組織も社会の構成員のひとつに過ぎない、
大事なのはあくまで個人
インタビュアー 飯坂彰啓
運営者 それで新日本人はメンタリティーとして、自主自立、自由、自己責任、プライドを備えています。社会の中で生きている自分を意識しますから、自分が属している組織自体も社会の構成員のひとつに過ぎないのだという関係性が自然に理解できるでしょう。そうすると、組織を絶対視することなく相対的に考えることができるはずです。
飯坂 普通、カイシャは法人と呼ばれますが、それは社会の中で擬似的な人格を持って活動するプレーヤーとして存在するわけだから、肝心なのは社会の中でどのようにプレーしていくかということであって、組織自体が絶対化するということはナンセンスなわけです。
運営者 ところが日本人のサラリーマンのほとんどは、そんなことは考えず組織を絶対視しているという現実があったりします。
飯坂 でも、合理的に考えると、そういうことになるはずなんですけど。
運営者 合理性を持ち合わせないから、それに気がつかずにすむわけです。
運営者 個人が自立できるかどうかというのは、いま最も大切なことで、現状どうなっているかというと、国民はだれかが改革をしてくれることを望んでいるという事実があります。少なくとも、「あなたたち自身が改革を行うんですよ」という呼びかけは限定的なものにとどまっています。
飯坂 雨が降らなくて水が足りなくなったら、灌漑システムを作り直すよりも、雨乞いのお祈りをするんですね。争い事はいやだし、自分が痛みをかぶりたくもないですからね。
運営者 痛みに関していうと、7月初旬時点のサンデープロジェクトの500人に対するインタビュー調査では、ほとんどの人が改革を支持するという姿勢を見せていて、かつ、「痛みが自分にかかってきても仕方がない」と考えている人間が全体の64%を占めていました。
日本テレビがやった女性100人と小泉首相のタウンミーティングでは、「痛みをかぶっても仕方がない」と考えている女性は43%にすぎなくて、いやだと言っている人間が54%でした。
北海道の土建業者の社長でも、東大阪の中小企業主でも、「改革はやらなければならない」ということは是認しているんです。
だけど「改革が進んだり、景気が悪くなっていくと仕事がなくなるんですよ、それは困ると」訴えられたときに小泉さんがなんと言うかというと、「燕三条を見てください。あそこは円高のたびにもうダメだもうダメだ」と言われながら、自分たちで新しい商売を見つけてきて、業種転換してしぶとく生き残っているわけです。そういうことが、東大阪の鋳物工場でもできるはずですよ」と言うわけです。「そういうものを見つける努力をしていただきたい」と。

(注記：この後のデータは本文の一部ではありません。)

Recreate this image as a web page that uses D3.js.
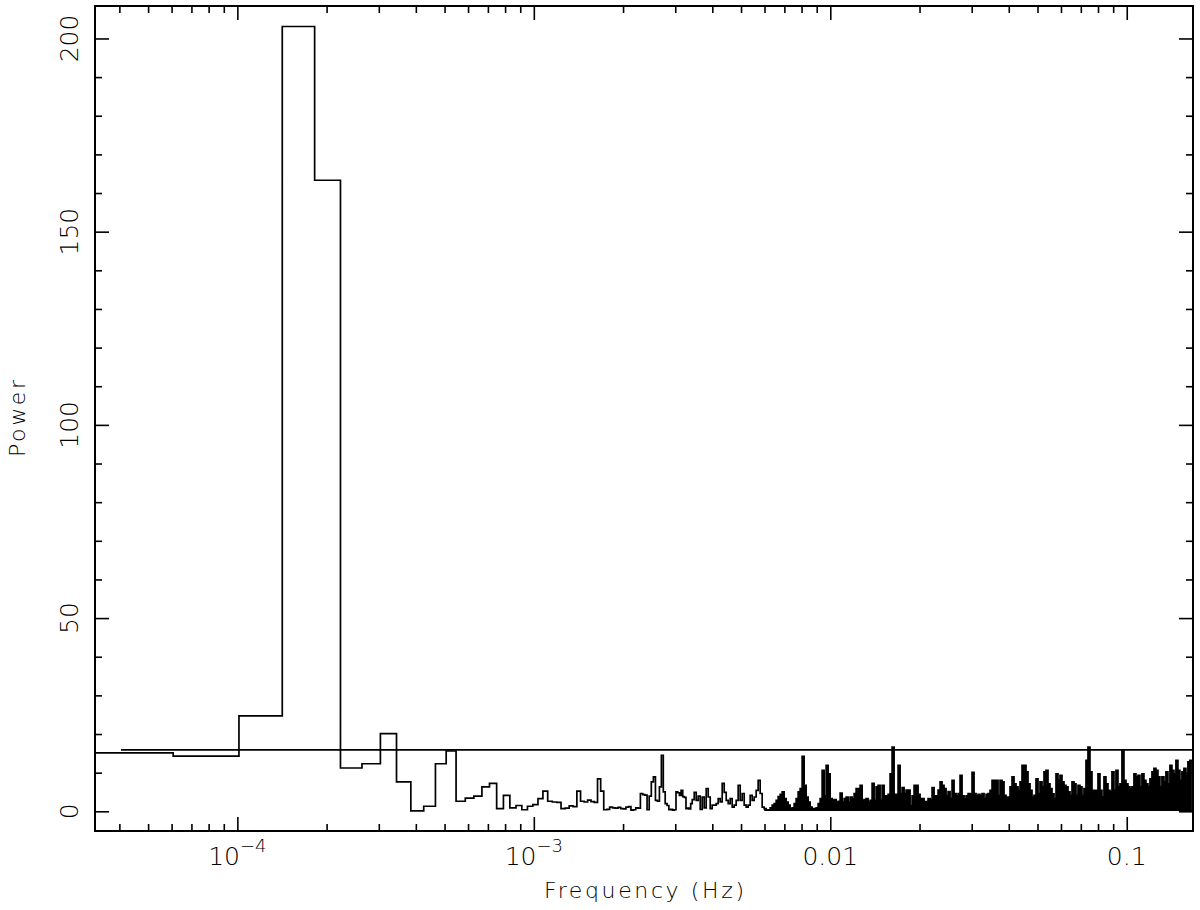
<!DOCTYPE html>
<html>
<head>
<meta charset="utf-8">
<script src="https://cdn.jsdelivr.net/npm/d3@7"></script>
<style>
  body { margin: 0; background: #fff; }
  text { font-family: "DejaVu Sans", sans-serif; font-weight: 200; fill: #000; }
</style>
</head>
<body>
<div id="chart"></div>
<script>
// Frequency resolution of the periodogram (Hz), bin k is centred on k*df
const df = 4.05e-5;

// Power of the first 84 Fourier bins
const lowPower = [
  15.1, 14.3, 24.7, 203.1, 163.3, 11.2, 12.3, 20.1, 7.6, 0.1,
  1.3, 12.3, 15.6, 2.6, 3.4, 3.9, 6.3, 7.2, 0.7, 4.1,
  0.9, 1.5, 0.4, 1.3, 1.7, 3.3, 5.2, 2.6, 2.4, 2.3,
  0.7, 0.8, 1.4, 1.2, 5.2, 2.6, 2.4, 2.9, 2.5, 2.3,
  8.4, 5.2, 0.4, 0.5, 1.1, 0.9, 0.8, 1.0, 0.7, 0.6,
  1.1, 1.2, 0.3, 0.4, 0.9, 0.8, 4.6, 4.3, 4.2, 0.4,
  3.9, 7.6, 8.9, 2.8, 2.6, 6.3, 14.5, 5.0, 2.0, 1.5,
  0.4, 0.5, 0.3, 0.4, 5.0, 4.8, 4.1, 5.4, 3.8, 3.6,
  0.7, 0.8, 0.6, 2.0
];

// Above bin 84 the bins are narrower than a pixel:
// peak power in each of 250 log-spaced slices up to the Nyquist bin (4096)
const denseStart = 84.5 * df;
const denseEnd = 4096.5 * df;
const densePower = [
  3.0, 4.9, 2.8, 3.9, 0.5, 3.7, 0.9, 5.9, 3.7, 0.7,
  1.6, 1.6, 2.0, 3.3, 2.4, 7.2, 4.9, 2.8, 2.0, 3.3,
  1.1, 1.6, 2.8, 6.7, 2.8, 4.6, 1.6, 1.1, 1.6, 4.1,
  2.8, 3.7, 5.4, 8.0, 4.6, 1.1, 0.7, 0.3, 0.4, 0.9,
  1.6, 2.0, 2.8, 3.8, 4.4, 5.0, 3.3, 2.4, 1.6, 0.7,
  0.9, 2.0, 3.3, 5.0, 5.9, 14.2, 6.7, 3.7, 2.4, 1.1,
  0.7, 0.7, 0.9, 2.0, 3.3, 10.6, 4.0, 11.9, 9.7, 3.3,
  2.8, 3.0, 2.4, 2.6, 4.7, 2.4, 3.3, 3.7, 2.4, 3.7,
  3.3, 4.6, 5.9, 5.9, 6.7, 2.8, 3.0, 3.3, 2.4, 2.8,
  7.2, 2.8, 6.3, 6.7, 2.8, 6.7, 4.0, 4.0, 4.4, 9.7,
  16.6, 4.4, 4.4, 11.9, 4.6, 6.1, 4.6, 5.5, 5.5, 1.5,
  4.0, 6.7, 6.7, 4.4, 3.3, 3.3, 2.5, 2.5, 3.3, 2.9,
  6.1, 4.0, 4.0, 5.5, 7.6, 6.7, 5.9, 4.0, 5.1, 3.3,
  8.0, 4.6, 4.0, 4.6, 9.3, 4.0, 3.3, 4.0, 4.6, 4.4,
  10.1, 4.6, 4.0, 4.4, 4.0, 4.6, 3.3, 4.4, 4.6, 5.4,
  8.0, 8.0, 8.0, 4.1, 8.0, 7.6, 4.1, 3.7, 3.7, 6.3,
  8.9, 7.1, 6.3, 5.4, 7.6, 11.9, 11.9, 10.2, 7.1, 5.4,
  3.7, 4.1, 8.4, 4.6, 7.6, 6.3, 10.2, 10.6, 7.1, 5.9,
  4.5, 3.3, 9.7, 8.0, 9.3, 7.6, 6.7, 6.3, 5.0, 4.1,
  7.6, 7.1, 4.1, 6.7, 6.3, 4.1, 5.9, 13.2, 16.6, 10.2,
  5.4, 5.4, 5.4, 9.7, 5.4, 3.7, 8.9, 7.1, 5.4, 5.0,
  10.2, 5.4, 10.6, 6.3, 7.1, 15.8, 8.0, 7.1, 6.3, 5.9,
  6.3, 9.7, 8.9, 9.3, 6.3, 9.7, 8.0, 7.1, 6.3, 8.4,
  10.2, 11.1, 10.6, 8.9, 6.3, 8.9, 7.6, 10.2, 7.1, 11.9,
  10.6, 9.7, 13.2, 10.6, 8.0, 10.2, 11.1, 9.3, 12.8, 13.2
];
// slices from this index on are drawn as a solid mass
const denseFillFrom = 36;

// Horizontal reference level
const refLevel = 15.9;

// Axis ticks and labels
const xMajor = [1e-4, 1e-3, 1e-2, 1e-1];
const xMajorLabels = [["10", "−4"], ["10", "−3"], ["0.01", ""], ["0.1", ""]];
const yMajor = [0, 50, 100, 150, 200];
const yMajorLabels = ["0", "50", "100", "150", "200"];

// Set dimensions and margins
const margin = { top: 6, right: 7, bottom: 79, left: 95 };
const width = 1200 - margin.left - margin.right;
const height = 910 - margin.top - margin.bottom;

const svg = d3.select("#chart")
  .append("svg")
    .attr("width", 1200)
    .attr("height", 910)
  .append("g")
    .attr("transform", `translate(${margin.left},${margin.top})`);

// Scales
const x = d3.scaleLog().domain([3.31e-5, 0.1673]).range([0, width]);
const y = d3.scaleLinear().domain([-5.1, 208.4]).range([height, 0]);

// Minor ticks: 2..9 in every decade, 10 units on power
const xMinor = [];
[1e-5, 1e-4, 1e-3, 1e-2, 1e-1].forEach(dec => {
  d3.range(2, 10).forEach(m => {
    const v = m * dec;
    if (v > x.domain()[0] && v < x.domain()[1]) xMinor.push(v);
  });
});
const yMinor = d3.range(10, 210, 10).filter(v => v % 50 !== 0);

// Build step bins
const steps = lowPower.map((p, i) => ({ f0: (i + 0.5) * df, f1: (i + 1.5) * df, p }));
const ratio = denseEnd / denseStart;
const denseSteps = densePower.map((p, j) => ({
  f0: denseStart * Math.pow(ratio, j / densePower.length),
  f1: denseStart * Math.pow(ratio, (j + 1) / densePower.length),
  p
}));
const allSteps = steps.concat(denseSteps);
const last = allSteps[allSteps.length - 1];
const linePts = allSteps.map(s => ({ f: s.f0, p: s.p })).concat([{ f: last.f1, p: last.p }]);

// Clip to the frame
svg.append("clipPath").attr("id", "plotClip")
  .append("rect").attr("width", width).attr("height", height);

const plot = svg.append("g").attr("clip-path", "url(#plotClip)");

// Solid mass where the bins pile up
const fillSteps = denseSteps.slice(denseFillFrom);
const fillPts = fillSteps.map(s => ({ f: s.f0, p: s.p }))
  .concat([{ f: last.f1, p: last.p }]);
plot.append("path")
  .datum(fillPts)
  .attr("fill", "#000")
  .attr("d", d3.area()
    .x(d => x(d.f))
    .y0(y(0.1))
    .y1(d => y(d.p))
    .curve(d3.curveStepAfter));

// Periodogram as a histogram line
plot.append("path")
  .datum(linePts)
  .attr("fill", "none")
  .attr("stroke", "#000")
  .attr("stroke-width", 1.7)
  .attr("d", d3.line()
    .x(d => x(d.f))
    .y(d => y(d.p))
    .curve(d3.curveStepAfter));

// Reference level
plot.append("line")
  .attr("x1", x(df))
  .attr("x2", width)
  .attr("y1", y(refLevel))
  .attr("y2", y(refLevel))
  .attr("stroke", "#000")
  .attr("stroke-width", 1.7);

// Ticks on all four sides, pointing inwards
function ticks(axis, values, size, transform) {
  const g = svg.append("g")
    .attr("transform", transform)
    .call(axis.tickValues(values).tickSize(-size).tickFormat(""));
  g.select(".domain").remove();
  g.selectAll("line").attr("stroke", "#000").attr("stroke-width", 1.6);
}
ticks(d3.axisBottom(x), xMajor, 14, `translate(0,${height})`);
ticks(d3.axisBottom(x), xMinor, 7, `translate(0,${height})`);
ticks(d3.axisTop(x), xMajor, 14, "translate(0,0)");
ticks(d3.axisTop(x), xMinor, 7, "translate(0,0)");
ticks(d3.axisLeft(y), yMajor, 14, "translate(0,0)");
ticks(d3.axisLeft(y), yMinor, 7, "translate(0,0)");
ticks(d3.axisRight(y), yMajor, 14, `translate(${width},0)`);
ticks(d3.axisRight(y), yMinor, 7, `translate(${width},0)`);

// Frame
svg.append("rect")
  .attr("width", width)
  .attr("height", height)
  .attr("fill", "none")
  .attr("stroke", "#000")
  .attr("stroke-width", 2);

// X tick labels
xMajor.forEach((v, i) => {
  const t = svg.append("text")
    .attr("x", x(v))
    .attr("y", height + 34)
    .attr("text-anchor", "middle")
    .style("font-size", "25px");
  t.append("tspan").text(xMajorLabels[i][0]);
  if (xMajorLabels[i][1]) {
    t.append("tspan")
      .attr("dy", -13)
      .style("font-size", "18px")
      .text(xMajorLabels[i][1]);
  }
});

// Y tick labels, rotated
yMajor.forEach((v, i) => {
  svg.append("text")
    .attr("transform", `translate(${-17},${y(v)}) rotate(-90)`)
    .attr("text-anchor", "middle")
    .style("font-size", "25px")
    .text(yMajorLabels[i]);
});

// Axis titles
svg.append("text")
  .attr("x", width / 2)
  .attr("y", height + 67)
  .attr("text-anchor", "middle")
  .attr("textLength", 200)
  .attr("lengthAdjust", "spacing")
  .style("font-size", "22px")
  .text("Frequency (Hz)");

svg.append("text")
  .attr("transform", `translate(${-70},${height / 2}) rotate(-90)`)
  .attr("text-anchor", "middle")
  .attr("textLength", 77)
  .attr("lengthAdjust", "spacing")
  .style("font-size", "22px")
  .text("Power");
</script>
</body>
</html>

そうなんですよ、三条市というのは鋳物工業の町なんです。だけど、取材に行ってみると工具に進出したり、セブンイレブンのおでんの入れ物を作ったり、カーブミラーを作ったりして、みんないろいろな工夫で生き残っているわけです。
つまり、「痛み痛み」という言い方しかしていないけれど、本当に小泉首相たち改革派が望んでいることは、「みんなが社会にぶら下がっている状態」から、「各人が自立してやっていってほしいもんだ」ということを、無自覚ながら要求しているというところがあるんですね。
自分が自立して、自由にものを考えて、やったことには自己責任を取るという体制を作ったときに初めて、自分自身が新しい価値をつくれるはずなんです。「今やってる仕事が今後もずっと続くんだ」ということを当然だと思わずに、それプラス「もっと価値のあることをやろう」とか、もっと向上していくことをみんなが考えたときに、世の中はやっと前に進み始めるんだよ、ということだと思うんです。